The first incarnation of Lunar: Silver Star came about in 1992 for the Sega CD (how many of you even remember that system? Heh). In this fantasy story, the setting is a world called Lunar once revived by the goddess Althena and later saved from disaster by four great heroes. Many years later, in the village of Burg, Alex spends all his time at the monument of one of these’s heroes, Dyne. After being talked into going on an adventure by his money grubbing best friend, Ramus, Alex and his adopted sister Luna head off into the world to begin their quest for fame, adventure and treasure. After meeting a series of friends including the foppish mage Nash, the tsundere priestess Jessica, the warrior Kyle and others; Alex will be pulled into the same role that his hero Dyne once had being pitted against the evil wizard Ghaleon. The evil wizard has a plan to revive the goddess of the planet and make her into his slave, putting the world in his control.
In the very beginning, Lunar comes across as ‘just another role playing game’. It was never the game play or technical mastery that gave Lunar its enduring reputation with fans; it was always the writing, story and characters. Within no time at all, players found themselves swept away in a story that took them to a world filled with its own history, mythology and loveable characters to share it with.
What made the story stand out from the rest however wasn’t that it just another plucky hero trying to save the girl (well, it did have that). Written in a clear, linear fashion the story and humor in Lunar felt tailored to an anime series. Early on, characters seem static and yet constantly foreshadow the twists that are coming to players. The first time fans hear ‘Wind Nocturne’ sung by Jenny Stiegel (for those of us who listened to it in English); it seems like just another wonderful insert song. As players continued forward, the emotional foreshadowing becomes more and more apparent. I will always remember those moments in my pre-adolescence when Ghaleon and Quark reunite for the last time and Vane fell from the sky.
In the late part of the 90′s, Lunar received a remake for the Sega Saturn and Playstation. Complete with cinematic anime cut scenes, fans finally got to see what could be with the Lunar series. And they were pleased.

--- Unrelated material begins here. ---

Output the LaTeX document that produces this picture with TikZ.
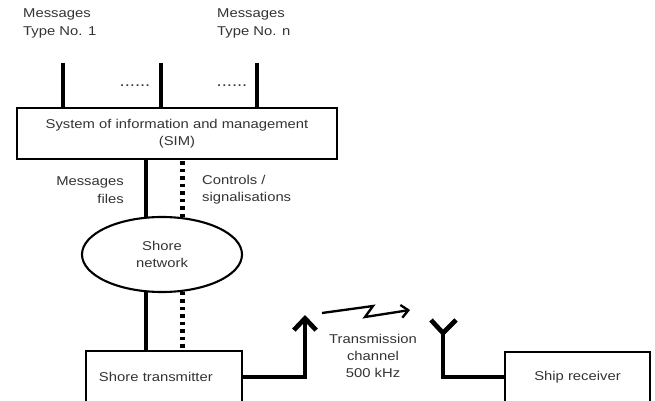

Now getting to see fully animated scenes that showed fans Luna’s boat song, the grindery being revealed for the first time, Vane falling to the planet below and the emergence of Evil Althena; fans restarted their cries for an anime series that has never come.
Since the sequel, Lunar: Eternal Blue, fans have waited eagerly for new installments to the series and jumped on anything that came out. In 2001, yet another remake of Silver Star (titled Lunar Legend) made its way onto store shelves which was followed by Lunar: Genesis (titled Lunar: Dragon Song in the US) in 2005. Despite being the first original story in over a decade, Dragon Song, felt more like a swan song for fans. As the tag line for Eternal Blue states; ‘In the darkest hour, hope spring eternal’. Will fans ever get to see Alex and Luna in their own anime series? Doubtful but as long as Game Arts sticks around, I will remain hopeful. In the meantime, anyone got a PSP I can borrow when Lunar: Harmony of the Silver Star is released at the end of the year?